__Description of the task__
Locate every line below that contains the word "this" and copy it.
* Begin Data shown *
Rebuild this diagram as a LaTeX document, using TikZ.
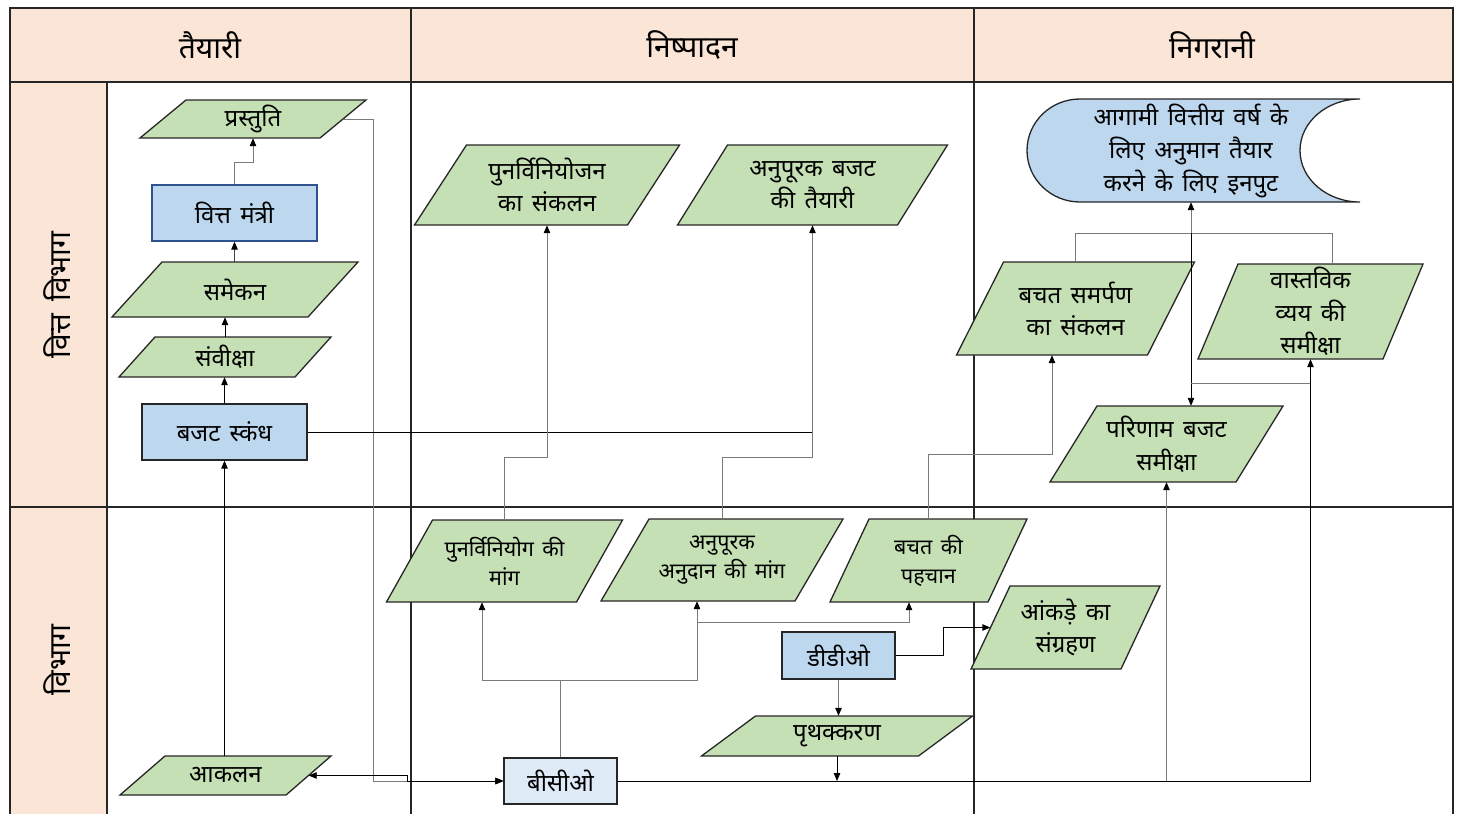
\documentclass[tikz,border=0pt]{standalone}
\usepackage{fontspec}
\newfontfamily\dev[Script=Devanagari,WordSpace=1.5]{Noto Sans}
\usetikzlibrary{arrows.meta,calc}
\definecolor{peach}{HTML}{FBE5D6}
\definecolor{pgreen}{HTML}{C5E0B4}
\definecolor{pblue}{HTML}{BDD7EE}
\definecolor{lblue}{HTML}{DEEBF7}
\definecolor{lgray}{HTML}{7A7A7A}
\definecolor{edge}{HTML}{262626}
\definecolor{vmedge}{HTML}{2F528F}
% #1 name, #2 cx, #3 cy, #4 w, #5 h, #6 slant, #7 font size, #8 baseline skip, #9 text
\newcommand\paranode[9]{%
  \draw[parashape] (#2-#4/2-#6/2,#3+#5/2) -- (#2+#4/2-#6/2,#3+#5/2) -- (#2+#4/2+#6/2,#3-#5/2) -- (#2-#4/2+#6/2,#3-#5/2) -- cycle;
  \node[ptext,minimum width=#4*1pt,minimum height=#5*1pt,font=\dev\fontsize{#7}{#8}\selectfont] (#1) at (#2,#3) {#9};
}
\begin{document}
\begin{tikzpicture}[x=1pt,y=-1pt,
  tbl/.style={line width=1.3pt,draw=black!85},
  parashape/.style={fill=pgreen,draw=edge,line width=1.3pt,line join=miter},
  ptext/.style={align=center,inner sep=0pt},
  boxnode/.style={draw=edge,line width=1.3pt,fill=pblue,align=center,inner sep=0pt,font=\dev\fontsize{24}{32}\selectfont},
  hdr/.style={font=\dev\fontsize{30}{34}\selectfont},
  cb/.style={draw=black,line width=0.9pt},
  cg/.style={draw=lgray,line width=1pt},
  tip/.style={-{Triangle[length=8pt,width=6.5pt,color=black]}},
  tipb/.style={{Triangle[length=8pt,width=6.5pt,color=black]}-{Triangle[length=8pt,width=6.5pt,color=black]}}]
\useasboundingbox (0,0) rectangle (1460,814);
% table
\fill[peach] (10,8) rectangle (1453,82);
\fill[peach] (10,82) rectangle (107,814);
\draw[tbl] (10,814) -- (10,8) -- (1453,8) -- (1453,814);
\draw[tbl] (10,82) -- (1453,82);
\draw[tbl] (411,8) -- (411,814);
\draw[tbl] (974,8) -- (974,814);
\draw[tbl] (107,82) -- (107,814);
\draw[tbl] (10,507) -- (1453,507);
\node[hdr] (h1) at (210,45) {तैयारी};
\node[hdr] (h2) at (692,45) {निष्पादन};
\node[hdr] (h3) at (1212,45) {निगरानी};
\node[hdr,rotate=90] (l1) at (57,295) {वित्त विभाग};
\node[hdr,rotate=90] (l2) at (57,660) {विभाग};
% nodes
\paranode{pr}{253}{119}{180}{38}{46}{24}{32}{प्रस्तुति}
\node[boxnode,draw=vmedge,minimum width=165pt,minimum height=56pt] (vm) at (234.5,213) {वित्त मंत्री};
\paranode{sam}{235}{289.5}{196}{55}{50}{24}{32}{समेकन}
\paranode{samv}{225}{357}{176}{40}{36}{24}{32}{संवीक्षा}
\node[boxnode,minimum width=165pt,minimum height=56pt] (bsk) at (224.5,432) {बजट स्कंध};
\paranode{pvs}{547}{185}{213}{80}{52}{24}{32}{पुनर्विनियोजन\\का संकलन}
\paranode{abt}{812.5}{185}{220}{80}{50}{24}{32}{अनुपूरक बजट\\की तैयारी}
% output shape
\draw[fill=pblue,draw=edge,line width=1.3pt] (1080,99) -- (1360,99)
  arc[start angle=90,end angle=270,x radius=60pt,y radius=51.5pt] -- (1080,202)
  arc[start angle=270,end angle=90,x radius=53pt,y radius=51.5pt] -- cycle;
\node[ptext,minimum width=300pt,minimum height=103pt,font=\dev\fontsize{24}{33}\selectfont] (out) at (1191,150.5) {आगामी वित्तीय वर्ष के\\लिए अनुमान तैयार\\करने के लिए इनपुट};
\paranode{bss}{1075.5}{308.5}{191}{93}{47}{24}{32}{बचत समर्पण\\का संकलन}
\paranode{vvs}{1310.5}{311.5}{185}{95}{40}{24}{32.5}{वास्तविक\\व्यय की\\समीक्षा}
\paranode{pbs}{1166.5}{444}{186}{76}{47}{24}{33}{परिणाम बजट\\समीक्षा}
\paranode{pvm}{504.5}{561}{190}{82}{46}{21.5}{29}{पुनर्विनियोग की\\मांग}
\paranode{aam}{722}{560}{194}{82}{48}{21.5}{29}{अनुपूरक\\अनुदान की मांग}
\paranode{bkp}{928.5}{560.5}{158}{83}{39}{21.5}{29}{बचत की\\पहचान}
\paranode{aks}{1065.5}{627.5}{150}{83}{39}{24}{32}{आंकड़े का\\संग्रहण}
\node[boxnode,minimum width=113pt,minimum height=47pt] (ddo) at (838.5,655.5) {डीडीओ};
\paranode{prk}{837}{736}{217}{40}{54}{24}{32}{पृथक्करण}
\paranode{aak}{225.5}{775.5}{166}{39}{45}{24}{32}{आकलन}
\node[boxnode,fill=lblue,minimum width=113pt,minimum height=46pt] (bco) at (560.5,781) {बीसीओ};
% connectors: preparation column
\draw[cg,tip] (vm.north) |- ($(pr.south)+(0,24)$) -- (pr.south);
\draw[cb,draw=black!75,tip] (sam.north -| vm.south) -- (vm.south);
\draw[cb,tip] (samv.north) -- (samv.north |- sam.south);
\draw[cb,tip] (bsk.north) -- (bsk.north |- samv.south);
\draw[cb,tip] (aak.north -| bsk.south) -- (bsk.south);
\draw[cg,tip] (pr.east) -| ($(bco.west)+(-130,0)$) -- (bco.west);
\draw[cb,tipb] (aak.east) -- ($(bco.west)+(-96,-5.5)$) -- ($(bco.west)+(-96,0)$) -- (bco.west);
% execution
\draw[cb] (bsk.east) -- (bsk.east -| abt.south);
\draw[cg,tip] (pvm.north) |- ($(pvs.south)+(0,232)$) -- (pvs.south);
\draw[cg,tip] (aam.north) |- ($(abt.south)+(0,232)$) -- (abt.south);
\coordinate (bj) at ($(bco.north)+(0,-77)$);
\coordinate (pvmin) at ($(pvm.south)+(-22.5,0)$);
\coordinate (aamin) at ($(aam.south)+(-25,0)$);
\coordinate (bkpin) at ($(bkp.south)+(-19.5,0)$);
\draw[cg] (bco.north) -- (bj);
\draw[cg,tip] (bj) -| (pvmin);
\draw[cg,tip] (bj) -| (aamin);
\draw[cg,tip] ($(aamin)+(0,21)$) -| (bkpin);
\draw[cg,tip] (ddo.south) -- (ddo.south |- prk.north);
\draw[cb,tip] (ddo.east) -| ($(ddo.east)!0.5!(aks.west)$) |- (aks.west);
\draw[cb,tip] (prk.south) -- (prk.south |- bco.east);
% monitoring
\coordinate (bssin) at ($(bss.south)+(-23.5,0)$);
\draw[cg,tip] (bkp.north) |- ($(bssin)+(0,99)$) -- (bssin);
\coordinate (jn) at ($(out.south)+(0,31)$);
\draw[cg,tip] (bss.north) |- (jn) -- (out.south);
\draw[cg] ($(vvs.north)+(22,0)$) |- (jn);
\draw[cb,tip] (jn) -- (jn |- pbs.north);
\coordinate (k) at ($(vvs.south)+(0,24)$);
\draw[cg] (k) -- (k -| jn);
\draw[cb] (bco.east) -- (bco.east -| vvs.south);
\draw[cb,tip] (bco.east -| vvs.south) -- (vvs.south);
\draw[cg,tip] (bco.east -| pbs.south) -- (pbs.south);
\end{tikzpicture}
\end{document}
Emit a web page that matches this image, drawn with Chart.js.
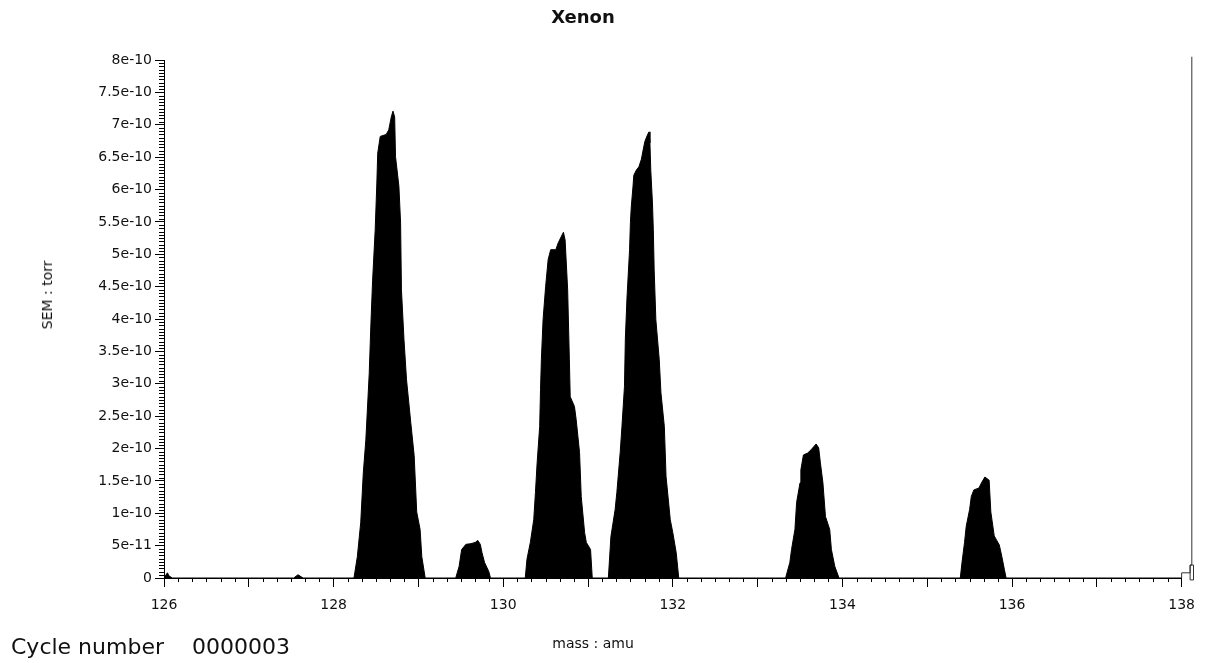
<!DOCTYPE html>
<html>
<head>
<meta charset="utf-8">
<title>Xenon</title>
<script src="https://cdn.jsdelivr.net/npm/chart.js@4.4.1/dist/chart.umd.min.js"></script>
<style>
  html, body { margin: 0; padding: 0; background: #fff; }
  #wrap { position: relative; width: 1205px; height: 663px; }
  #wrap canvas { position: absolute; left: 0; top: 0; }
  .lbl { position: absolute; font-family: "DejaVu Sans", sans-serif; color: #111; line-height: 1; white-space: nowrap; }
</style>
</head>
<body>
<div id="wrap">
  <canvas id="scanChart" width="1205" height="663"></canvas>
  <div class="lbl" style="left:583px; top:8px; font-size:18px; font-weight:bold; transform:translateX(-50%);">Xenon</div>
  <div class="lbl" style="left:47px; top:295px; font-size:14px; transform:translate(-50%,-50%) rotate(-90deg);">SEM : torr</div>
  <div class="lbl" style="left:593px; top:636px; font-size:14px; transform:translateX(-50%);">mass : amu</div>
  <div class="lbl" style="left:11px; top:636px; font-size:22px;">Cycle number</div>
  <div class="lbl" style="left:192px; top:636px; font-size:22px;">0000003</div>
</div>
<script>
// scan data: mass (amu) and SEM signal (units of 1e-10 torr)
const scanMass = [
  126.00, 126.04, 126.06, 126.10,
  127.53, 127.58, 127.64,
  // 128/129
  128.24, 128.28, 128.32, 128.35, 128.38, 128.42, 128.44, 128.46, 128.49, 128.51, 128.52, 128.55, 128.62, 128.65,
  128.68, 128.70, 128.72, 128.73, 128.77, 128.79, 128.80, 128.83, 128.86, 128.91, 128.95, 128.98, 129.02, 129.04, 129.08,
  129.44, 129.48, 129.51, 129.56, 129.62, 129.67, 129.70, 129.73, 129.75, 129.78, 129.83, 129.85,
  // 130/131
  130.26, 130.28, 130.32, 130.36, 130.38, 130.40, 130.43, 130.44, 130.45, 130.47, 130.50, 130.53, 130.56, 130.62,
  130.65, 130.71, 130.73, 130.76, 130.78, 130.79, 130.84, 130.86, 130.90, 130.92, 130.96, 130.98, 131.03, 131.05,
  // 131/132
  131.24, 131.27, 131.32, 131.34, 131.38, 131.40, 131.43, 131.44, 131.46, 131.49, 131.50, 131.51, 131.53, 131.54,
  131.57, 131.60, 131.63, 131.65, 131.67, 131.70, 131.72, 131.73, 131.74, 131.76, 131.77, 131.78, 131.80, 131.84,
  131.86, 131.90, 131.92, 131.97, 132.00, 132.04, 132.07,
  // 133/134
  133.33, 133.38, 133.40, 133.44, 133.46, 133.50, 133.51, 133.54, 133.59, 133.63, 133.69, 133.72, 133.74, 133.77,
  133.80, 133.85, 133.87, 133.91, 133.96,
  // 135/136
  135.39, 135.41, 135.44, 135.46, 135.50, 135.52, 135.55, 135.61, 135.64, 135.68, 135.73, 135.75, 135.79, 135.85,
  135.88, 135.91, 135.93,
  138.00
];
const scanSignal = [
  0, 0.08, 0.03, 0,
  0, 0.05, 0,
  0, 0.33, 0.86, 1.62, 2.13, 3.16, 3.93, 4.60, 5.37, 6.10, 6.56, 6.82, 6.85, 6.92,
  7.12, 7.21, 7.12, 6.51, 6.05, 5.48, 4.45, 3.68, 3.06, 2.40, 1.89, 1.02, 0.75, 0.33, 0,
  0, 0.18, 0.44, 0.52, 0.53, 0.55, 0.58, 0.52, 0.39, 0.24, 0.10, 0,
  0, 0.29, 0.55, 0.90, 1.32, 1.78, 2.34, 2.91, 3.37, 3.99, 4.50, 4.92, 5.07, 5.07,
  5.18, 5.34, 5.22, 4.45, 3.37, 2.80, 2.65, 2.45, 1.94, 1.26, 0.70, 0.55, 0.44, 0,
  0, 0.64, 1.06, 1.32, 1.95, 2.34, 2.96, 3.69, 4.34, 5.07, 5.49, 5.73, 6.04, 6.22,
  6.30, 6.35, 6.47, 6.61, 6.74, 6.84, 6.89, 6.72, 6.30, 5.79, 5.38, 4.76, 3.99, 3.37,
  2.86, 2.34, 1.57, 0.90, 0.70, 0.39, 0,
  0, 0.24, 0.44, 0.75, 1.17, 1.47, 1.67, 1.90, 1.93, 1.98, 2.07, 2.01, 1.78, 1.47,
  0.95, 0.75, 0.44, 0.18, 0,
  0, 0.24, 0.55, 0.80, 1.06, 1.26, 1.36, 1.39, 1.47, 1.56, 1.51, 1.02, 0.65, 0.51,
  0.33, 0.13, 0,
  0
];

// scan cursor at the right end
const cursorMass = [138.00, 138.00, 138.10, 138.10, 138.14, 138.14, 138.10, 138.10, 138.12, 138.12];
const cursorSignal = [0, 0.08, 0.08, 0.20, 0.20, -0.03, -0.03, 0.20, 0.20, 8.05];

// axis ticks
const xTickLabels = ['126', '', '128', '', '130', '', '132', '', '134', '', '136', '', '138'];
const xTickValues = [126, 127, 128, 129, 130, 131, 132, 133, 134, 135, 136, 137, 138];
const yTickLabels = ['0', '5e-11', '1e-10', '1.5e-10', '2e-10', '2.5e-10', '3e-10', '3.5e-10', '4e-10',
  '4.5e-10', '5e-10', '5.5e-10', '6e-10', '6.5e-10', '7e-10', '7.5e-10', '8e-10'];

const UNIT = 1e-10;
const tickFont = { family: 'DejaVu Sans', size: 14 };

// small ruler ticks between the labelled ones
const minorTicks = {
  id: 'minorTicks',
  afterDraw(chart) {
    const { ctx, chartArea, scales } = chart;
    const x = scales.x, y = scales.y;
    ctx.save();
    ctx.strokeStyle = '#000';
    ctx.lineWidth = 1;
    ctx.beginPath();
    for (let i = 1; i < 160; i++) {
      if (i % 10 === 0) continue;
      const py = Math.round(y.getPixelForValue(i * 5e-12)) + 0.5;
      ctx.moveTo(chartArea.left - 5, py);
      ctx.lineTo(chartArea.left, py);
    }
    for (let i = 1; i < 72; i++) {
      if (i % 6 === 0) continue;
      const px = Math.round(x.getPixelForValue(126 + i / 6)) + 0.5;
      ctx.moveTo(px, chartArea.bottom);
      ctx.lineTo(px, chartArea.bottom + 4);
    }
    ctx.stroke();
    ctx.restore();
  }
};

const ctx = document.getElementById('scanChart').getContext('2d');

new Chart(ctx, {
  type: 'line',
  data: {
    datasets: [{
      label: 'SEM',
      data: scanMass.map((m, i) => ({ x: m, y: scanSignal[i] * UNIT })),
      borderColor: '#000',
      backgroundColor: '#000',
      borderWidth: 1,
      fill: 'origin',
      pointRadius: 0,
      tension: 0
    }, {
      label: 'cursor',
      data: cursorMass.map((m, i) => ({ x: m, y: cursorSignal[i] * UNIT })),
      borderColor: '#333',
      borderWidth: 1,
      fill: false,
      pointRadius: 0,
      tension: 0,
      clip: false
    }]
  },
  options: {
    responsive: false,
    animation: false,
    layout: { padding: { left: 0, top: 60, right: 20, bottom: 0 } },
    plugins: {
      legend: { display: false },
      tooltip: { enabled: false },
      title: { display: false }
    },
    scales: {
      x: {
        type: 'linear',
        min: 126,
        max: 138,
        afterFit: scale => { scale.height = 85; },
        afterBuildTicks: scale => { scale.ticks = xTickValues.map(v => ({ value: v })); },
        grid: { drawOnChartArea: false, drawTicks: true, tickLength: 9, tickColor: '#000' },
        border: { color: '#000', width: 1 },
        ticks: {
          autoSkip: false,
          maxRotation: 0,
          padding: 10,
          color: '#111',
          font: tickFont,
          callback: (value, index) => xTickLabels[index]
        }
      },
      y: {
        min: 0,
        max: 8e-10,
        afterFit: scale => { scale.width = 164; },
        afterBuildTicks: scale => { scale.ticks = yTickLabels.map(t => ({ value: Number(t) })); },
        grid: { drawOnChartArea: false, drawTicks: true, tickLength: 9, tickColor: '#000' },
        border: { color: '#000', width: 1 },
        ticks: {
          autoSkip: false,
          padding: 3,
          color: '#111',
          font: tickFont,
          callback: (value, index) => yTickLabels[index]
        }
      }
    }
  },
  plugins: [minorTicks]
});
</script>
</body>
</html>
* End Data shown *
__Task result__
Rebuild this diagram as a LaTeX document, using TikZ.
Emit a web page that matches this image, drawn with Chart.js.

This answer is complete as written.